Willis takes as his starting point a true event, the report of a "sea serpent" by the HMS Daedalus in 1848.  He fictionalizes Captain Peter McQuahe as Robert MacQuarrie, and the other names used are all fictitious. Our protagonist here is Ensign Colyer, a teenage girl passing herself as her dead brother Tom.  Such things did happen in the Royal Navy on occasion, and Colyer is an engaging hero among a crew of well-drawn male characters.
Willis asks what might have happened if the corvette had not merely reported the serpent but chased it hell-bent, determined to secure it for the honor of England, its Navy, and the ship's captain.  Along the way we get all kinds of detail on how such a ship was equipped and sailed in those days.

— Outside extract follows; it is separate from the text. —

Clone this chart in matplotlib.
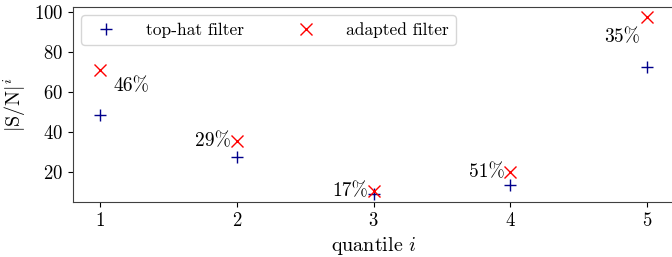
import matplotlib
matplotlib.use("Agg")
import matplotlib.pyplot as plt
import numpy as np

plt.rcParams['font.family'] = 'serif'
plt.rcParams['font.serif'] = ['cmr10']
plt.rcParams['mathtext.fontset'] = 'cm'
plt.rcParams['axes.formatter.use_mathtext'] = True

# dati
quantile = [1, 2, 3, 4, 5]
top_hat = [48.6, 27.4, 8.5, 13.0, 72.3]
adapted = [71.0, 35.4, 10.0, 19.6, 97.6]
gain = ['46%', '29%', '17%', '51%', '35%']

fig = plt.figure(figsize=(6.72, 2.57), dpi=100)
ax = fig.add_axes([72.65/672, 55/257, 601.7/672, 195.5/257])

ax.plot(quantile, top_hat, '+', color='darkblue', markersize=8, label='top-hat filter')
ax.plot(quantile, adapted, 'x', color='red', markersize=8, label='adapted filter')

# etichette del guadagno
ax.text(1.1, adapted[0] - 8, gain[0], ha='left', va='center', fontsize=14)
for k in [1, 2, 3]:
    ax.text(quantile[k] - 0.04, adapted[k], gain[k], ha='right', va='center', fontsize=14)
ax.text(4.95, adapted[4] - 10, gain[4], ha='right', va='center', fontsize=14)

ax.set_xlim(0.8, 5.2)
ax.set_ylim(4.7, 102.8)
ax.set_xticks(quantile)
ax.set_yticks([20, 40, 60, 80, 100])
ax.tick_params(labelsize=13.5)
for s in ax.spines.values():
    s.set_color('0.25')
ax.set_xlabel(r'quantile $i$', fontsize=14.5)
ax.set_ylabel(r'$|\mathrm{S/N}|^i$', fontsize=14.5, labelpad=4)
ax.legend(loc='upper left', ncol=2, fontsize=12.5, handletextpad=1.3, columnspacing=2.6)

fig.savefig('out.png', dpi=100)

Indeed, there's sometimes a little too much detail, and I found myself skipping occasional paragraphs even though the subject interested me.
While trying not to spoil the plot too much, it's important to say there is a science fiction (one may say fantasy) element throughout this book. It's not by accident that the Daedalus and the creature came together, and their running fight over many days and thousands of miles is driven by the creature as much, or more than, by Captain MacQuarrie. 
The result is a very enjoyable read. Willis writes well: there are only a couple of clunky sentences here and there.  You will put this book down having enjoyed a rousing adventure story, an original slant on the sea serpent motif, and an engaging introduction to the days of sail.  Well done, Mr. Willis.

Sunday, June 01, 2014

A month beneath the sea

Two decades ago, there were several long-dwell scientific habitats scattered on the continental shelves of the world. Now there is just one, Aquarius Reef Base off the Florida Keys.  Fabien Cousteau, grandson of Jacques, will dive today to join a five-man crew for a 31-day stay.  Cousteau will help with experiments while filming the underwater odyssey.  It's a worthwhile mission, though it highlights the restricted funding for underwater exploration worldwide.  The last great frontier on Earth has only one outpost of Homo sapiens, and even it was almost shut down for budgetary reasons in 2012.  It only survives because of frantic fundraising efforts and some support from NASA, which sends astronauts there to train. Space explorers get used to the confined space, hostile environment, and weightlessness-like underwater conditions to prepare them for space station flights.